After the Transition phase, an important process called Detachment with Love takes place. The main premise of Detachment with Love is taking care of oneself instead of others, such as the addict. For family members and other loved ones it is important to remember the 3 C's: You didn't cause the addiction, you can't control the addiction, and you can't cure the addiction. Following this mentality, family members and other loved ones can identify and assert their needs, which includes setting consequences if those needs are not respected. In this stage, individuals give up words and phrases such as "why", "what if," "should," "have to," "yes but," "try," and "can't." An important aspect of Detaching with Love is acceptance of the past. This does not mean approval; acceptance is an active form of recognition that makes room for change in the present and future. Detachment with Love is not anger, resentment, judgment, or "cutting off"; it is setting appropriate boundaries with compassion for oneself and the addict.

The next stage is Early Recovery, which continues the family members' or other loved ones' development of boundaries and self-care, but also focuses on the relationship with the addict. At this point, it is important to maintain contact with a 12-Step Program, such as Alcoholics Anonymous.

Early Recovery then segues into the Ongoing Recovery stage, which includes maintenance of the gains that have already been made while increasing focus on the relationship and/or family; as well as getting involved with new or previously established interests.

Spirituality and Addiction

Spirituality is an important part of healing from addiction, both for the addict and for the family members and other loved ones. It was discovered early on that there is no cure for addiction. However, some people have been seen to recover from addiction through spirituality: when they began to relinquish their need to control all aspects of their lives and trust in what 12-Step Programs refer to as a "Higher Power." Spirituality is different from religion. Spirituality simply refers to the quality of one's relationship with oneself, others, and a "Higher Power." A "Higher Power" can include traditional religious deities, but often means a "connection" in general, whether it is with other people, nature, or anything greater than oneself; something that relieves the individual of the burden of control.

Spirituality can include reliance on a group of other people for guidance and support (such as a 12-Step fellowship). One of the more common ideas about spirituality is that it can never be fully understood and thus requires a modicum of faith. Many people struggle with the concept of spirituality and question its validity in light of the contemporary scientific era in which we live. A way to approach this skepticism is to ask oneself: "Am I the most powerful force in existence?" If one's answer is "no," then one can conclude that there must be a power greater than oneself.

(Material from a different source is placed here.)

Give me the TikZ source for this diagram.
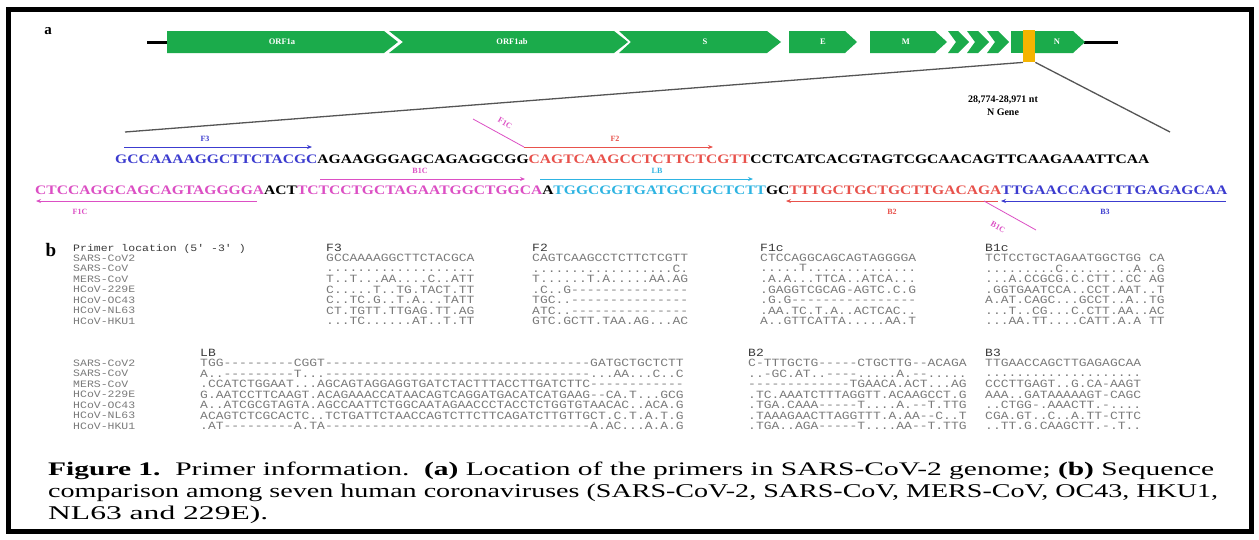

Some actions which are considered spiritual include asking for and accepting help from others, communicating honestly, being vulnerable, accepting oneself and others, helping others, and living in accord with one's values. One of the basic premises for spirituality from a 12-Step Program perspective is that one does not excessively rely on oneself, but accepts help from outside sources. Some people find it difficult to rely on others and give up control. When this happens, it is important to remember the following: Addiction is a disease with mental, physical, and spiritual components. Part of the mental component is distorted thinking; the addict's thinking processes have contributed to the maintenance of the addiction. Thus, it is important to rely on thinking that comes from outside oneself to recover from this devastating family disease.